▸ **Data excerpt**:
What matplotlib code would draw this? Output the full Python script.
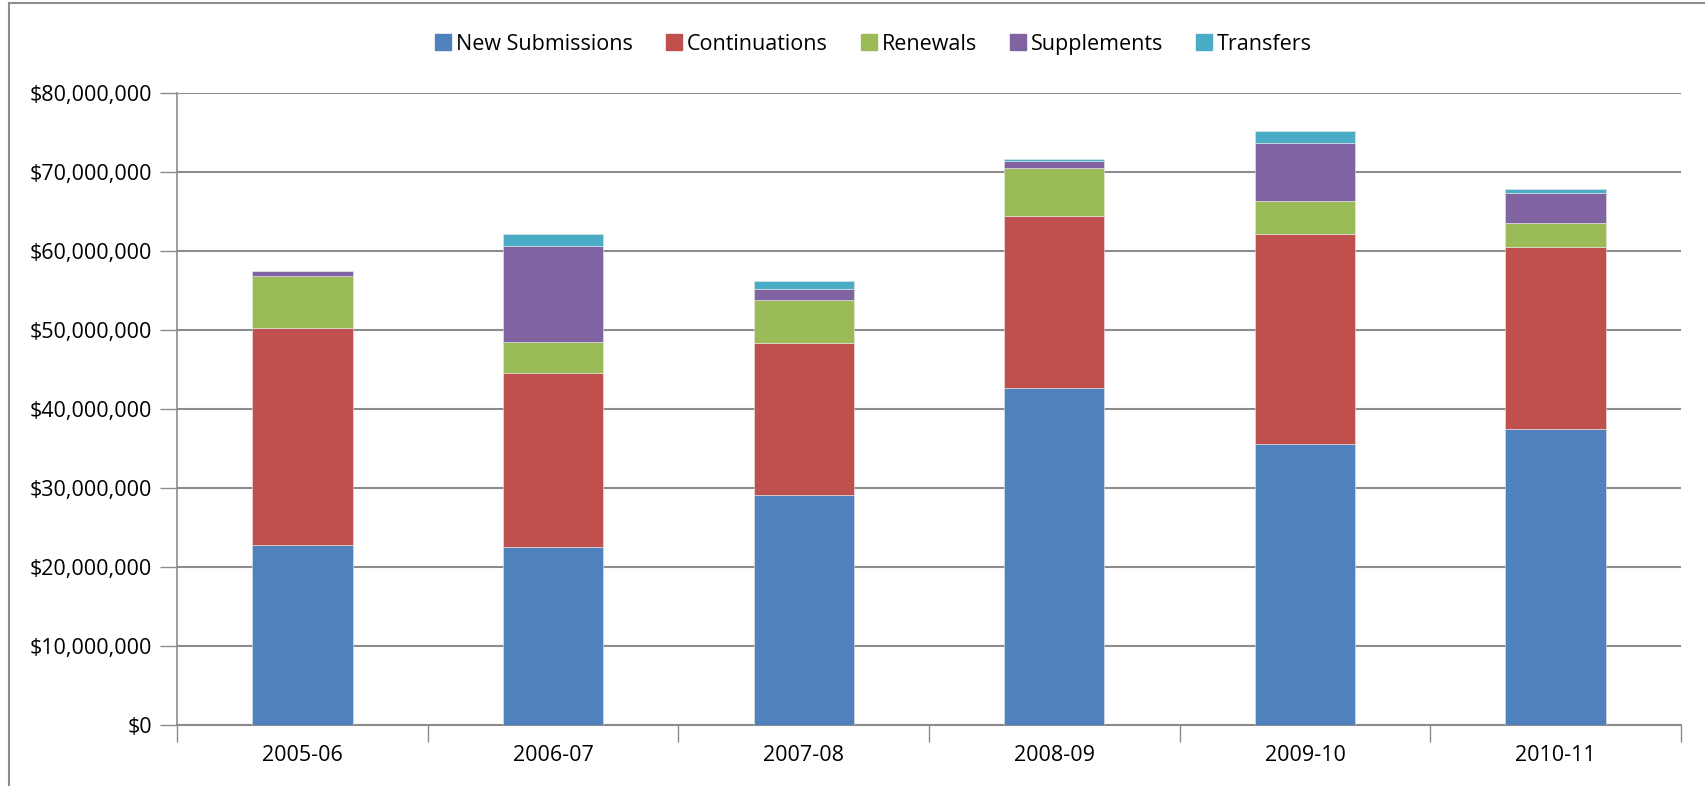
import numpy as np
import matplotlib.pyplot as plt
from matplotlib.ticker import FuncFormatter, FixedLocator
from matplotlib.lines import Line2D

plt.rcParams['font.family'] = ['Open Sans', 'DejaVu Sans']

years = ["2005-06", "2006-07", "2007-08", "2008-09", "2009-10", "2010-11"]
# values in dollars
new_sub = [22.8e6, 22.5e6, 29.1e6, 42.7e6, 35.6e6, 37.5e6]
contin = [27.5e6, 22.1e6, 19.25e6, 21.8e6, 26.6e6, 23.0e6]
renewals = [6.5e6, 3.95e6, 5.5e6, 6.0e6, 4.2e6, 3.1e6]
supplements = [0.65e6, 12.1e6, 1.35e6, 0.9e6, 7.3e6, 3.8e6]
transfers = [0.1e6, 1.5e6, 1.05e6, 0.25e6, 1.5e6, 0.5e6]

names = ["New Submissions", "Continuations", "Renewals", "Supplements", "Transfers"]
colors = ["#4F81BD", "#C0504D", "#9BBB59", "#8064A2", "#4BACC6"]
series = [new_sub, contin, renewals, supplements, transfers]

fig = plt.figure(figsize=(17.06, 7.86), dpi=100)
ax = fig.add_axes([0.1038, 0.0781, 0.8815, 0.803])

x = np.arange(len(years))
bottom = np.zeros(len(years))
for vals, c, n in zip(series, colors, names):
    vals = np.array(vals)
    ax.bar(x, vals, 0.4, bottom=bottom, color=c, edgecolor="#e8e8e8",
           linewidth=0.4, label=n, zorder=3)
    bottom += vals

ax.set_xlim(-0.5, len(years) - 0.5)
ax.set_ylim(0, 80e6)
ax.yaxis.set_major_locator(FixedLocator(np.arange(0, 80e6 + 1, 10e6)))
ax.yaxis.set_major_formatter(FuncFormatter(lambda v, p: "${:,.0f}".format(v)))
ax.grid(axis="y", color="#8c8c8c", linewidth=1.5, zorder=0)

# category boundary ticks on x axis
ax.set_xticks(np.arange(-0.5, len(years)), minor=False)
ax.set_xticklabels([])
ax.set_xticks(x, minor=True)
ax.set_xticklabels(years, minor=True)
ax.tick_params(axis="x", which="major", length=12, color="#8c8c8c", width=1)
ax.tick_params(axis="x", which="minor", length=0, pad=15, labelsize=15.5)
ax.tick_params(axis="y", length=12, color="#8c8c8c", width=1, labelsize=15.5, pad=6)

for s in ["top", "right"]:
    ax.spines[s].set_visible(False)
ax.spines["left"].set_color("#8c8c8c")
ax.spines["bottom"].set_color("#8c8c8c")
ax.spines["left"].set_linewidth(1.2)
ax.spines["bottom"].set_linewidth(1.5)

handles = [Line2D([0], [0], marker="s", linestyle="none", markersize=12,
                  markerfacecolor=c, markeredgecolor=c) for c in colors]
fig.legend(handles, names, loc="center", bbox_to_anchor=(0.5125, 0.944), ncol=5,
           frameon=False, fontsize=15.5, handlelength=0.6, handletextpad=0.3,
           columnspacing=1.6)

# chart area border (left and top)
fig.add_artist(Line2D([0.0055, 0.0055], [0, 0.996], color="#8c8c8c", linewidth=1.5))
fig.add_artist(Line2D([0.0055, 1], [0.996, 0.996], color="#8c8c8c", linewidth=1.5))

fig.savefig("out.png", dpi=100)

▸ **Exercise goal**:
From the first line of the listing above, repeat every line through the one holding "plt.rcParams['font.family'] = ['Open". Both ends count, and pictures stay out.

▸ **Exercise response**:
What matplotlib code would draw this? Output the full Python script.
import numpy as np
import matplotlib.pyplot as plt
from matplotlib.ticker import FuncFormatter, FixedLocator
from matplotlib.lines import Line2D

plt.rcParams['font.family'] = ['Open Sans', 'DejaVu Sans']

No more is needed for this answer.